DATA FOR THE TASK ▸
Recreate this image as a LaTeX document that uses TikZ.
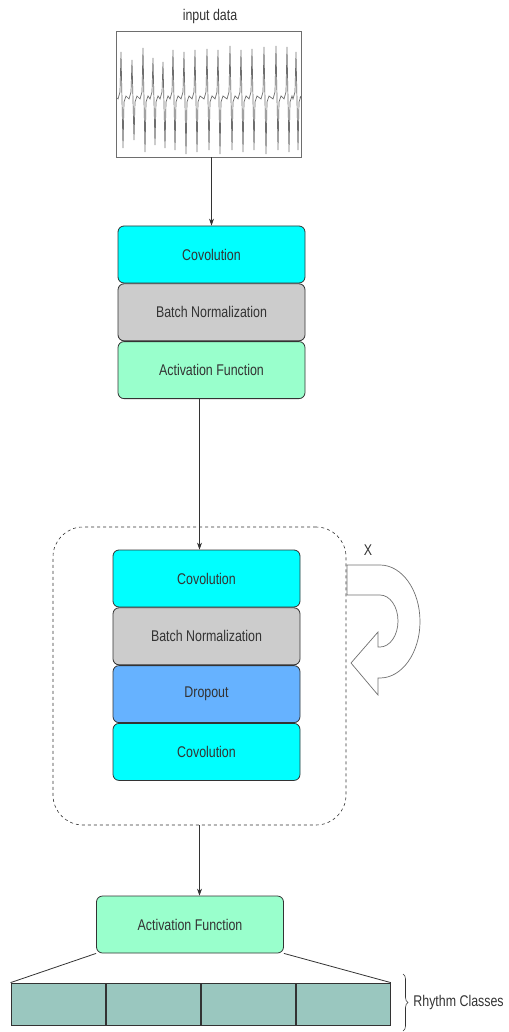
\documentclass[tikz,border=0pt]{standalone}
\usepackage{fontspec}
\setmainfont[FakeStretch=0.8]{Liberation Sans}
\usetikzlibrary{arrows.meta,positioning,decorations.pathreplacing}
\definecolor{ink}{HTML}{333333}
\definecolor{convcyan}{HTML}{00FFFF}
\definecolor{normgray}{HTML}{CCCCCC}
\definecolor{actmint}{HTML}{99FFCC}
\definecolor{dropblue}{HTML}{66B2FF}
\definecolor{classteal}{HTML}{9AC7BF}
\definecolor{wave}{HTML}{6E6E6E}

\begin{document}
\begin{tikzpicture}[
  x=1pt, y=-1pt,
  line width=0.8pt,
  label text/.style={font=\fontsize{15.5}{18}\selectfont, text=ink},
  layer/.style={draw=ink, rounded corners=6pt, minimum width=187pt,
    minimum height=57pt, inner sep=0pt, label text},
  cell/.style={draw=ink, fill=classteal, minimum width=94.25pt,
    minimum height=42pt, inner sep=0pt},
  flow/.style={draw=ink, -{Stealth[length=7pt,width=5pt]}}
]
  \useasboundingbox (0,0) rectangle (508,1032);

  % input signal
  \node[label text] (title) at (210,16) {input data};
  \node[draw=wave, minimum width=185pt, minimum height=126pt, inner sep=0pt] (sig) at (208.5,94) {};
  \draw[wave, line width=0.7pt] (117,98)
    \foreach \x/\t/\b in {121/52/148,132/60/140,143/48/152,153/58/145,163/62/148,
                          173/50/150,184/52/154,195/50/152,207/49/150,218/50/154,
                          230/46/150,241/50/152,252/49/150,264/47/154,276/46/150,
                          287/47/152,296/52/150}
      { -- (\x-3,99) -- (\x-1,92) -- (\x,\t) -- (\x+2,\b) -- (\x+3,102) -- (\x+5,96) }
    -- (300,98);

  % first block
  \node[layer, fill=convcyan] (conv1) at (211.5,254.5) {Covolution};
  \node[layer, fill=normgray, below=0pt of conv1] (norm1) {Batch Normalization};
  \node[layer, fill=actmint, below=0pt of norm1] (act1) {Activation Function};

  % repeated block
  \node[draw=ink, dashed, line width=0.6pt, rounded corners=30pt,
    minimum width=293pt, minimum height=298pt] (loop) at (199.5,676) {};
  \node[layer, fill=convcyan] (conv2) at (206.5,578.5) {Covolution};
  \node[layer, fill=normgray, below=0pt of conv2] (norm2) {Batch Normalization};
  \node[layer, fill=dropblue, below=0pt of norm2] (drop) {Dropout};
  \node[layer, fill=convcyan, below=0pt of drop] (conv3) {Covolution};

  % repeat marker
  \draw[draw=ink!70, line width=0.7pt, fill=white] (347,565) -- (380,565)
    arc[start angle=-90, end angle=90, x radius=40, y radius=56.5]
    -- (378,678) -- (378,695) -- (351,663) -- (378,632) -- (378,647) -- (380,647)
    arc[start angle=90, end angle=-90, x radius=18, y radius=26]
    -- (347,595) -- cycle;
  \node[label text] (times) at (368,550) {X};

  % output
  \node[layer, fill=actmint] (act2) at (190,924.5) {Activation Function};
  \node[cell] (cls1) at (58.125,1004) {};
  \node[cell, right=0pt of cls1] (cls2) {};
  \node[cell, right=0pt of cls2] (cls3) {};
  \node[cell, right=0pt of cls3] (cls4) {};

  \draw[flow] (sig.south -| conv1.north) -- (conv1.north);
  \draw[flow] (act1.south -| loop.north) -- (conv2.north -| loop.north);
  \draw[flow] (loop.south) -- (act2.north -| loop.south);
  \draw[ink] (act2.south west) -- (cls1.north west);
  \draw[ink] (act2.south east) -- (cls4.north east);

  \draw[ink, line width=0.6pt, decorate, decoration={brace, amplitude=5pt}]
    (403,974) -- (403,1031);
  \node[anchor=west, label text, inner sep=1pt] (classes) at (412,1002) {Rhythm Classes};
\end{tikzpicture}
\end{document}
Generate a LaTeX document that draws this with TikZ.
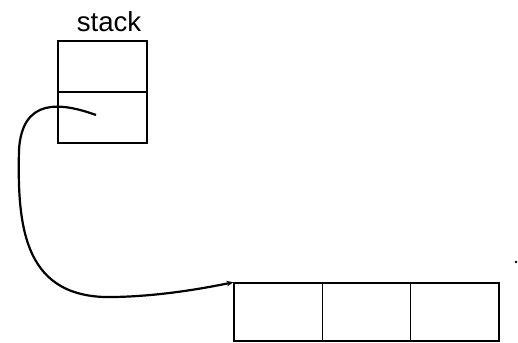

AIM OF THE EXERCISE ▸ Identify which lines contain the word "LaTeX" and copy each one.

FINAL RESULT ▸
Recreate this image as a LaTeX document that uses TikZ.
Generate a LaTeX document that draws this with TikZ.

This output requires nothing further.